Stated exercise:
Return, exactly as written, the lines that start at the one holding "Clone this chart" and end at the one holding "import * as", with both of those lines kept. Skip any pictures.

Given entries:
▬▬▬▬▬▬
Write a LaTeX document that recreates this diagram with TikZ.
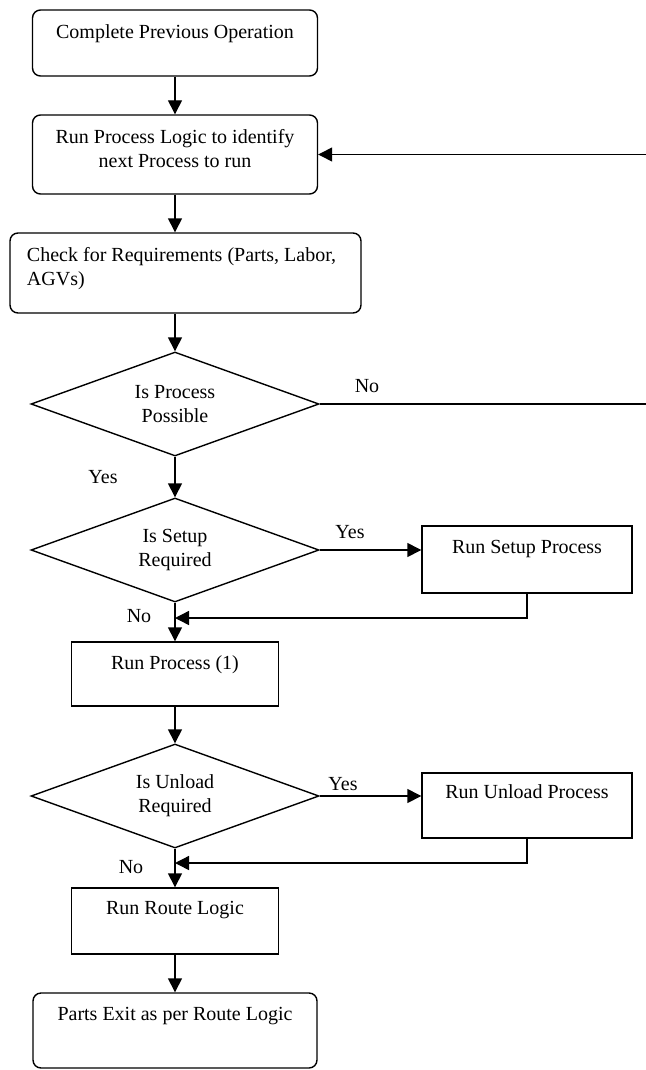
▬▬▬▬▬▬
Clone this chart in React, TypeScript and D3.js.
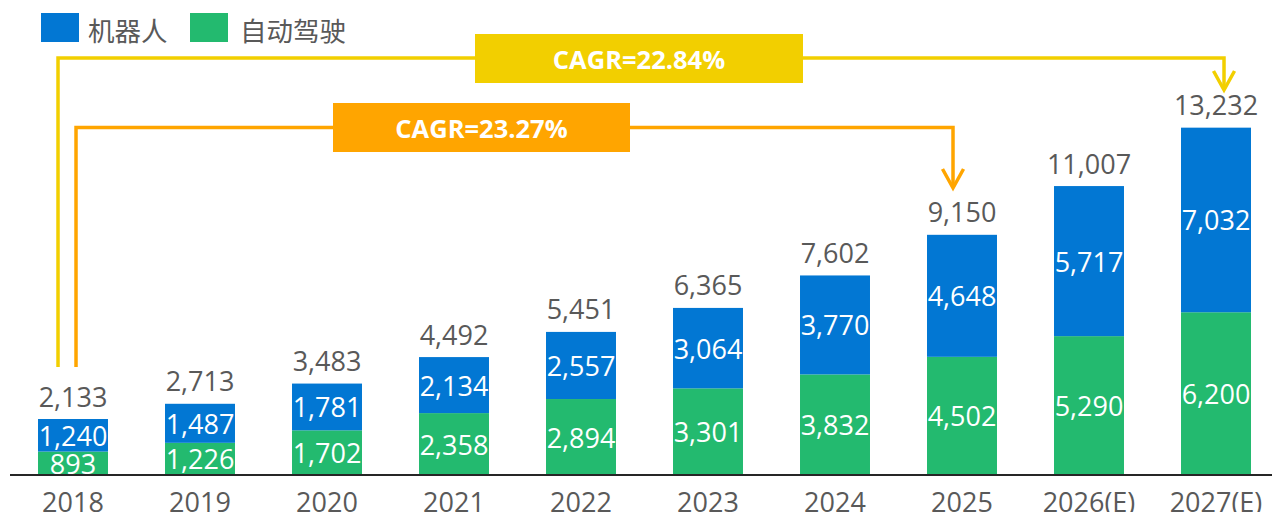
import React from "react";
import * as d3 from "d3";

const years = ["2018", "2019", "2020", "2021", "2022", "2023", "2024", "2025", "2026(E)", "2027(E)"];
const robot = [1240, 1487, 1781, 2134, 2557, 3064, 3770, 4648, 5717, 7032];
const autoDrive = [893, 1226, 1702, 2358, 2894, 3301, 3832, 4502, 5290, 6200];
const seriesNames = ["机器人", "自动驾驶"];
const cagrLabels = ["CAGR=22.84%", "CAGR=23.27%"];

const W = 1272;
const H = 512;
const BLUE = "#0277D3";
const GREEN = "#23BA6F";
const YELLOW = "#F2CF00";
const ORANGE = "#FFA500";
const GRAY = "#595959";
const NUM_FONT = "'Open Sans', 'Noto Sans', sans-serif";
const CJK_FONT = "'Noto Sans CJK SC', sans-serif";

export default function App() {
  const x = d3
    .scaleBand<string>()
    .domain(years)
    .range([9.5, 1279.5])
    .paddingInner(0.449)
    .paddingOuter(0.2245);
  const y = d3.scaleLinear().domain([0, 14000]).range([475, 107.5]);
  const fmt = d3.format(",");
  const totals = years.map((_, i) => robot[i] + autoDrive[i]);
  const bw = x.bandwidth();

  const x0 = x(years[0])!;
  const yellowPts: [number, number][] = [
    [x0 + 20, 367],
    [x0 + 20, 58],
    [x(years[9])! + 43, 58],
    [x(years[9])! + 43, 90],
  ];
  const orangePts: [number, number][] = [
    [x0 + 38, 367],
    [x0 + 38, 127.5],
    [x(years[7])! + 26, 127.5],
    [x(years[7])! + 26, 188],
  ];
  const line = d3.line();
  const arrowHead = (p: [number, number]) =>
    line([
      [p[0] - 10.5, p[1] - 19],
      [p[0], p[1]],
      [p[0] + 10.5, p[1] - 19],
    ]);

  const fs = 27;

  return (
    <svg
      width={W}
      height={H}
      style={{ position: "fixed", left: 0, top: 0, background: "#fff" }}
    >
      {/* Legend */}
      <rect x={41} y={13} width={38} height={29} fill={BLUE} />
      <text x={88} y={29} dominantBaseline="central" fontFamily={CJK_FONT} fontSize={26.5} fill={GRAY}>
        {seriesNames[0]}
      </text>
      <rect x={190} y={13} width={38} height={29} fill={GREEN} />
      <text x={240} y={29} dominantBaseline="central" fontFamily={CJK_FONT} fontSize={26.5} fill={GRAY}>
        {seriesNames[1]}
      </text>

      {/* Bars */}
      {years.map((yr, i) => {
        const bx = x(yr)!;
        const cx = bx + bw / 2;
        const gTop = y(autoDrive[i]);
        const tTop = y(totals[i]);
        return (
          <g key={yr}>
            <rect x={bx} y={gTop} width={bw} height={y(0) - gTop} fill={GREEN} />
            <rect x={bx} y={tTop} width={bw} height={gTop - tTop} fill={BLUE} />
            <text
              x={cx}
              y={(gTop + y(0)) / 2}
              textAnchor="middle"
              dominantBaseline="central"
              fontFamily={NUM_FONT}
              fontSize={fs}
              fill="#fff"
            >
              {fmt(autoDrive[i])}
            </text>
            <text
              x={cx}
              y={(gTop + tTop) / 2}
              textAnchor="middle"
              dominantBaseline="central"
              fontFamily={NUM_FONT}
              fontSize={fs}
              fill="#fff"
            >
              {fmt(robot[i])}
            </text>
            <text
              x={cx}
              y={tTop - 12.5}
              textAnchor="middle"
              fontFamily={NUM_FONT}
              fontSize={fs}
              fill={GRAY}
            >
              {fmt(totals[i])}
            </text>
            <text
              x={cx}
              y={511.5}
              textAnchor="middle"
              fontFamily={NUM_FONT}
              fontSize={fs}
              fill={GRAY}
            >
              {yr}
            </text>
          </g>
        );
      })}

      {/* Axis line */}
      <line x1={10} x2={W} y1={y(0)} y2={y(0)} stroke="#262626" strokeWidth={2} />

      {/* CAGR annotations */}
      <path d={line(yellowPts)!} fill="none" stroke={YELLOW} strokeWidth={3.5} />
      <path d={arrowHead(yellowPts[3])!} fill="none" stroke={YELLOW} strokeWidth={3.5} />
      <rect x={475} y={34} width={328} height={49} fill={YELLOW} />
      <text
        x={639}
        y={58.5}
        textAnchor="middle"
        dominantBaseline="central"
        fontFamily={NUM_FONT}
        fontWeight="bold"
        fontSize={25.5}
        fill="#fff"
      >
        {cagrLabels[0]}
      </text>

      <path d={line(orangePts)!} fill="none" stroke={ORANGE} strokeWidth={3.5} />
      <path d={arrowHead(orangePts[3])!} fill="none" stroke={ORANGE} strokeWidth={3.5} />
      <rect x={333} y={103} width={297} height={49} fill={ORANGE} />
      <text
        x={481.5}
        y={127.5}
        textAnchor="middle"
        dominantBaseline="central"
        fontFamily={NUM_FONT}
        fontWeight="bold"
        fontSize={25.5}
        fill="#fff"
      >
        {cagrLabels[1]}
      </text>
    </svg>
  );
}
▬▬▬▬▬▬
Exercise result:
Clone this chart in React, TypeScript and D3.js.
import React from "react";
import * as d3 from "d3";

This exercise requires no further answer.